German soprano (1898–1985)

Ria Ginster (15 April 1898 – 11 May 1985) was a German soprano who appeared mainly in recital and concert, including international tours. She was an academic voice teacher at the Zürich Conservatory, and gave master classes internationally, including at the Mozarteum, in Philadelphia and in New York.

== Life and career ==
Born in Frankfurt, Ginster was the daughter of the conductor Peter Ginster. She attended the Lyzeum and learned violin, appearing in public at age 13. From 1916 she studied singing at the Hoch Conservatory in Frankfurt. She studied further at the Berlin University of the Arts with Louis Bachner, obtaining the Staatsexamen.

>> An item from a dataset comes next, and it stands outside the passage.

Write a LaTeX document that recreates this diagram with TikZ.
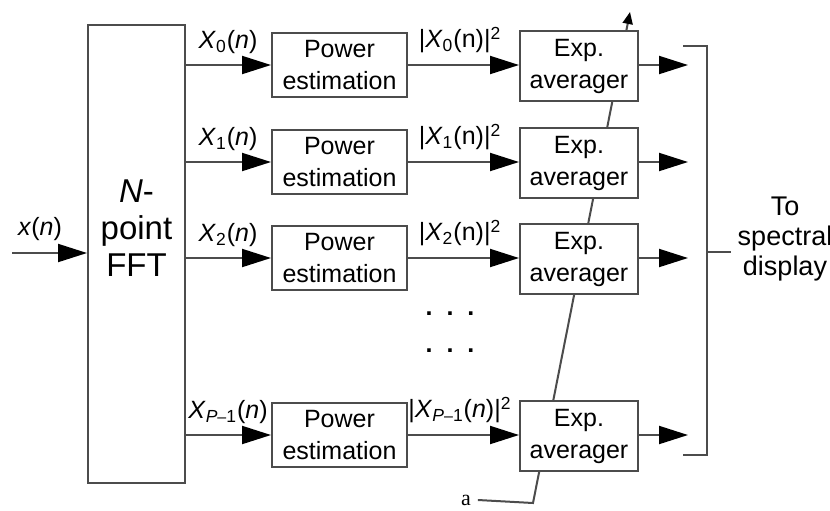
\documentclass[tikz,border=0pt]{standalone}
\usepackage{fontspec}
\setmainfont{Liberation Sans}
\newfontfamily\serifa{Liberation Serif}
\usetikzlibrary{arrows.meta}

\begin{document}
\begin{tikzpicture}[x=0.5pt, y=-0.5pt,
  every node/.style={font=\fontsize{12.5}{14.5}\selectfont},
  line/.style={draw=black!70, line width=1pt},
  arr/.style={line, -{Triangle[length=14.5pt, width=9pt, color=black]}},
  blk/.style={line, fill=white, align=center, inner sep=0pt,
    font=\fontsize{12.5}{16}\selectfont},
  pwr/.style={blk, minimum width=67.5pt, minimum height=32pt},
  expa/.style={blk, minimum width=59pt, minimum height=35pt}]
  \useasboundingbox (0,0) rectangle (830,510);

  % Averaging constant a, passes behind the averagers
  \node[font=\serifa\fontsize{11}{13}\selectfont] (alab) at (466,500) {a};
  \coordinate (abot) at (533,503);
  \coordinate (atop) at (630,12);
  \draw[line, -{Triangle[length=6pt, width=5pt, color=black]}]
    (alab.east) -- (abot) -- (atop);

  % FFT
  \node[blk, minimum width=48.5pt, minimum height=229pt] (fft) at (136.5,254) {};
  \node[align=center, font=\fontsize{16.5}{18.5}\selectfont] (fftlab) at (136.5,228)
    {\textit{N}-\\point\\FFT};
  \coordinate (xin) at (12,253);
  \draw[arr] (xin) -- (xin -| fft.west);
  \node (xlab) at (40,229) {\textit{x}(\textit{n})};

  % Branches
  \foreach \i/\y/\k/\sq in {0/65/0/n, 1/162/1/n, 2/258/2/n,
                            3/435/{\textit{P}{\fontsize{8}{9}\selectfont --}1}/\textit{n}} {
    \node[pwr] (pw\i) at (339.5,\y) {Power\\estimation};
    \node[expa] (ex\i) at (579,\y+1) {Exp.\\averager};
    \coordinate (out\i) at (688,\y);
    \draw[arr] (fft.east |- pw\i.west) -- (pw\i.west);
    \draw[arr] (pw\i.east) -- (ex\i.west |- pw\i.east);
    \draw[arr] (ex\i.east |- out\i) -- (out\i);
    \node (xl\i) at (228,\y-23) {\textit{X}\textsubscript{\k}(\textit{n})};
    \node (ml\i) at (460,\y-25) {|\textit{X}\textsubscript{\k}(\sq)|\textsuperscript{2}};
  }

  % Missing rows
  \node[font=\bfseries\fontsize{12.5}{14.5}\selectfont] (dots1) at (450,314) {.\ \ .\ \ .};
  \node[font=\bfseries\fontsize{12.5}{14.5}\selectfont] (dots2) at (450,351) {.\ \ .\ \ .};

  % Bracket to display
  \coordinate (bt) at (683,46);
  \coordinate (bb) at (683,455);
  \coordinate (bm) at (707,252);
  \draw[line] (bt) -- (bt -| bm) -- (bb -| bm) -- (bb);
  \node[align=center, font=\fontsize{13.5}{15}\selectfont] (disp) at (785,239)
    {To\\spectral\\display};
  \draw[line] (bm) -- (disp.west |- bm);
\end{tikzpicture}
\end{document}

From 1923 she performed as a lied singer primarily. Opera arias also belonged to her repertoire, but she rarely appeared on stage. She performed operatic roles for the broadcaster Hessischer Rundfunk, including Melisande in Debussy's Pelléas et Mélisande and the title role in Puccini's Suor Angelica.

Ginster gave concerts in Austria, Belgium, France, Finland, Holland, Italy, Norway, Sweden and Switzerland, and from 1934 also in the U.S. and Canada. In London, she was the soprano soloist in Handel's Messiah, conducted by Thomas Beecham. In 1935, she performed at Carnegie Hall in New York City. In 1936 and 1941, she sang premieres of lieder by Othmar Schoeck. She performed the soprano solo in Beethoven's Ninth Symphony at the 1937 Salzburg Festival. Wilhelm Furtwängler conducted the gala concert, with Rosette Anday, Helge Rosvaenge and Herbert Alsen as soloists. The same year, she was the soprano soloist, alongside Hans Hotter, in A German Requiem by Johannes Brahms, conducted by Herbert von Karajan.

The program of a recital at Wigmore Hall in London on 7 February 1934 with pianist George Reeves began with Italian arias, followed by groups of songs by Schubert, Brahms, Debussy and Hugo Wolf. In a recital at Grotrian Hall in London on 11 January 1938, with Reeves and clarinetist Charles Draper, she sang works by Mozart ("Das Veilchen"), Brahms ("Meine Liebe ist grün"), Schubert ("The Shepherd on the Rock"), Hans Pfitzner, and Reger ("Mariae Wiegenlied").

In 1938, Ginster was appointed professor and head of the concert class at the Zurich University of the Arts, with students including Hilde Zadek. She taught at Carnegie Tech as head of the voice department when after leaving Germany under Hitler's rule saying that she preferred to "be small and free." She also taught from 1947 in New York. From 1949 to 1956, she gave master classes at the Mozarteum.

Ginster died in Zürich on 11 May 1985.

== Recordings ==
Ginster recorded especially lieder. She took part in a project to record all lieder by Hugo Wolf, which ran from 1931 to 1938, but remained uncompleted. Songs mostly by Schubert, but also Mozart, Schumann (Frauenliebe), Brahms, Debussy and Schoeck, were re-issued in 1997, titled The Art of Ria Ginster.

In 1939, she was the soprano soloist in a recording of Rossini's Petite messe solennelle, with John Barbirolli conducting the Westminster Choir and the New York Philharmonic, and soloists Bruna Castagna, Charles Kullman and Leonard Warren.